The songs have a restrained type of romance, which seems natural but also tiny and peculiar. But then the band make grand gestures, like releasing "Open Eyes" on Christmas Day last year or Oliver requesting that the lights be turned up during a recent London show so that he could take a picture. Has an aloof image of the band been portrayed when that's not really the case?
Yes, that's something we're aware of now. A lot through shyness and a lot just it being very new to us, I think we project a cold, sort of... I mean, we haven't done ourselves any favours by not smiling in photos, but it's quite difficult to know what to do when someone sticks a camera in your face. I think we're actually quite happy, warm, chilled-out people. To take that photo onstage or put up a song on Christmas Day feels like the type of people we are. I think on this album, I'd like to portray that side of us ― that we're not machines.

You've said you were surprised that teenagers could get into your music. Why?
I guess because it was only after quite a long time that we had people our age and younger at the shows. What is pop music now is pretty brash. I love Rihanna, I love Beyoncé and I appreciate it, but it's not what we make. It's a different thing; it's subtle. Maybe it is underestimating younger people's tastes.
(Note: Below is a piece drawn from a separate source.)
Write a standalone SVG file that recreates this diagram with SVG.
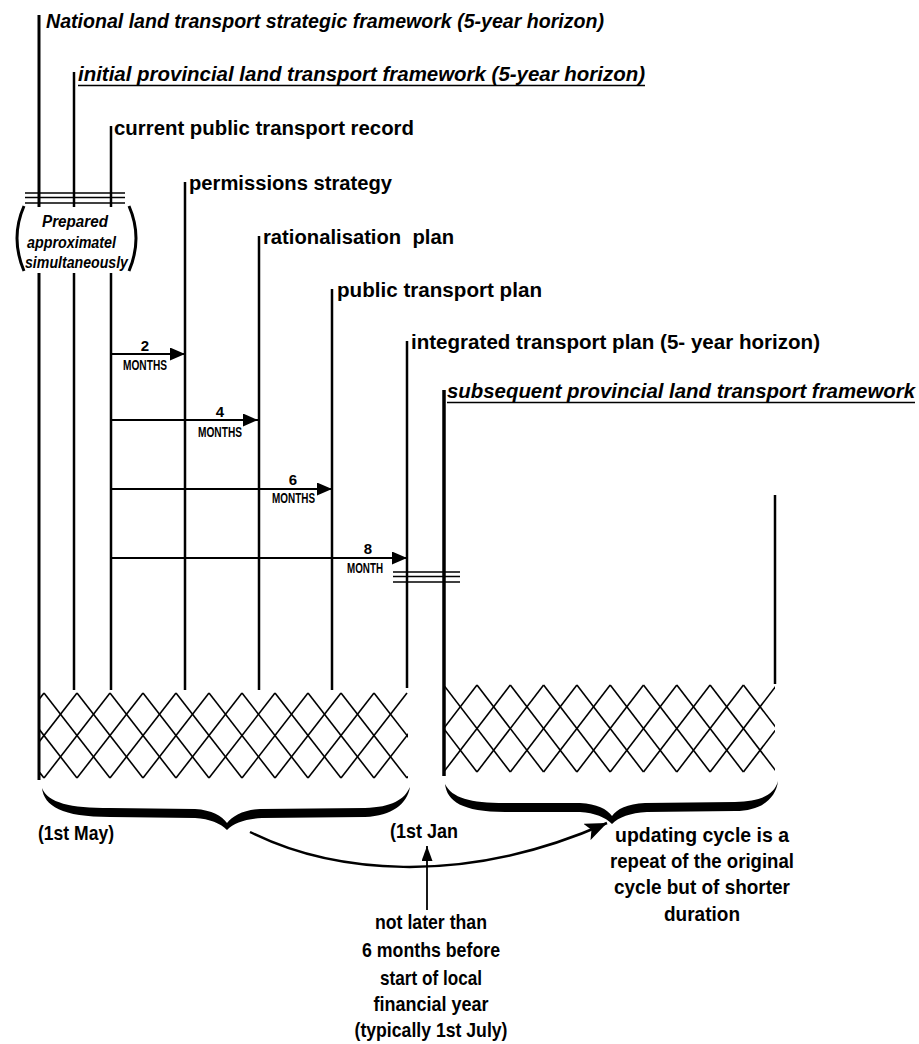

Does it surprise you, or seem odd, that many the XX fans are into big guitar bands as well?

I think that's cool. I grew up listening to Queens of the Stone Age and Yeah Yeah Yeahs and much heavier guitar rock, and so did Oliver [Sim] ― Placebo and stuff like that. Over time, I just stopped playing with distortion. I appreciate a lot of music, so I like to think that people that like our music would feel that way too.

Your music appeals to both young and older people. Do you think older fans are nostalgic for a time when they were experiencing what the songs are about?
Yeah. There was a guy in Amsterdam who told us that "Infinity" reminded him of losing his virginity, and this was a 50-year-old guy. We were like, [pulls face and laughs]. That was his nostalgic feeling of young love and confusion.